Até o ano de 2013, a Ilha dos Alcatrazes era utilizada pela
Marinha do Brasil para o treinamento de tiros de canhões. Ocasionalmente, a
ação provocava queimadas no ambiente, o que contribuiu para colocar a espécie
em sério risco de extinção.
Jararaca-de-vitória (Bothrops otavioi)
Assim como a serpente de alcatrazes, a espécie possui hábitos
noturno e terrestre, sendo os anfíbios sua presa preferida. Endêmica da Ilha
Vitória e descrita no ano de 2012, tem como características marcantes a cauda e
o corpo de coloração escura – por vezes, um pouco mais amarronzada – e tamanho
máximo de 70 centímetros. As diferenças em relação às outras espécies ficam por
conta do número de escamas no corpo e hemipênis, órgão copulatório dos machos.
Por mais que o habitat da espécie esteja localizado a mais de
20 quilômetros da costa, trata-se de um ambiente com forte interferência
humana, com áreas de desmatamento para a produção agrícola e desequilíbrio do
ecossistema por conta dos animais domésticos e da própria ação dos residentes
da ilha, que eliminam as serpentes adultas. Já o nome Bothrops otavioi é uma
homenagem ao pesquisador do Butantan e fonte desta matéria, Otavio Marques, que
há anos dedica-se ao estudo e conservação das serpentes insulares brasileiras.
Jararaca-dos-franceses (Bothrops sazimai)
Nativa da Ilha dos Franceses, localizada a apenas 4
quilômetros da costa do Espírito Santo, a espécie foi descrita no ano de 2016,
e também possui pequeno porte, principalmente quando comparada à versão do
continente. Em relação às diferenças das jararacas insulares, os pesquisadores
destacam a cauda mais alongada, o menor comprimento da cabeça, o maior tamanho
dos olhos e a postura diferenciada na hora do bote.

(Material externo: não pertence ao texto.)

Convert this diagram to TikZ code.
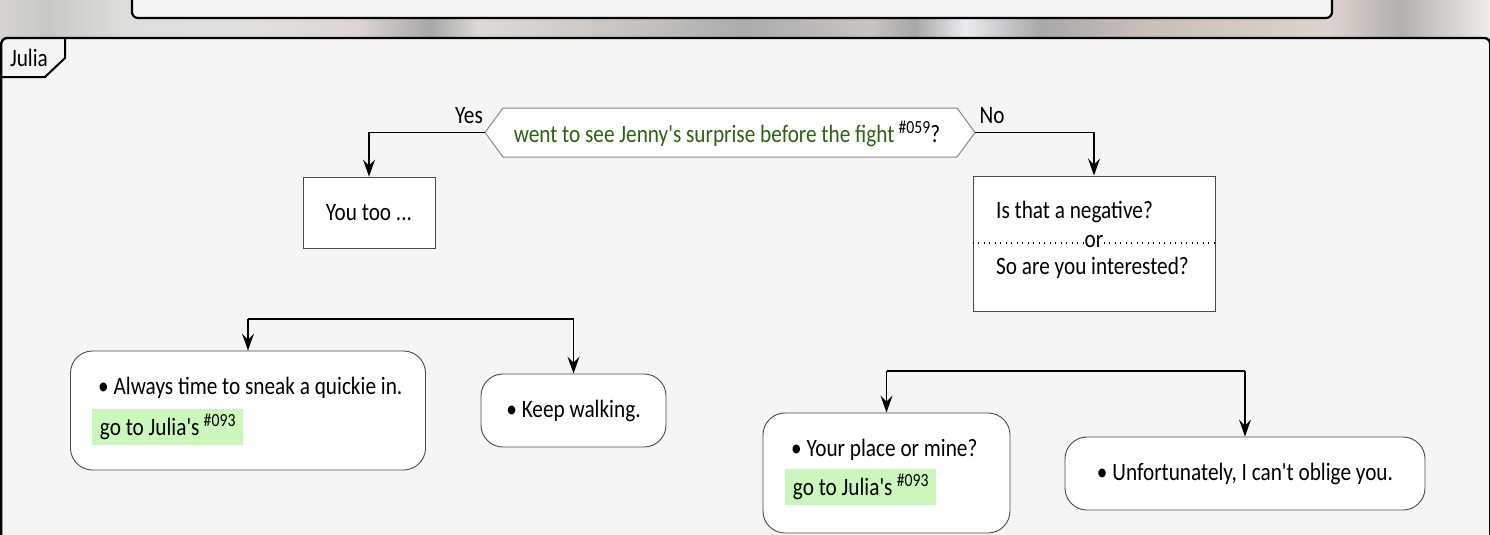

Alimenta-se principalmente
de lagartixas e centopeias, possui hábitos noturno e semi-arborícola.
Jararaca-da-moela
(Bothrops germanoi)
Última jararaca insular a ser identificada até o momento, é
endêmica da Ilha da Moela, a apenas 2 quilômetros da costa do Guarujá (SP).
Possui coloração que varia entre cinza e marrom e tamanho máximo de 60
centímetros, alimentando-se de pequenos anfíbios. De acordo com as observações
dos cientistas, mais de duas dezenas de características morfológicas a
distinguem das outras jararacas insulares, sendo o tamanho menor da cabeça uma
das principais.
Batizada de Bothrops germanoi, a nova espécie é uma homenagem
a Valdir Germano, colaborador do Butantan que há mais de três décadas dedica-se
aos cuidados de inúmeras serpentes do instituto e um dos principais
especialistas na identificação de novas espécies.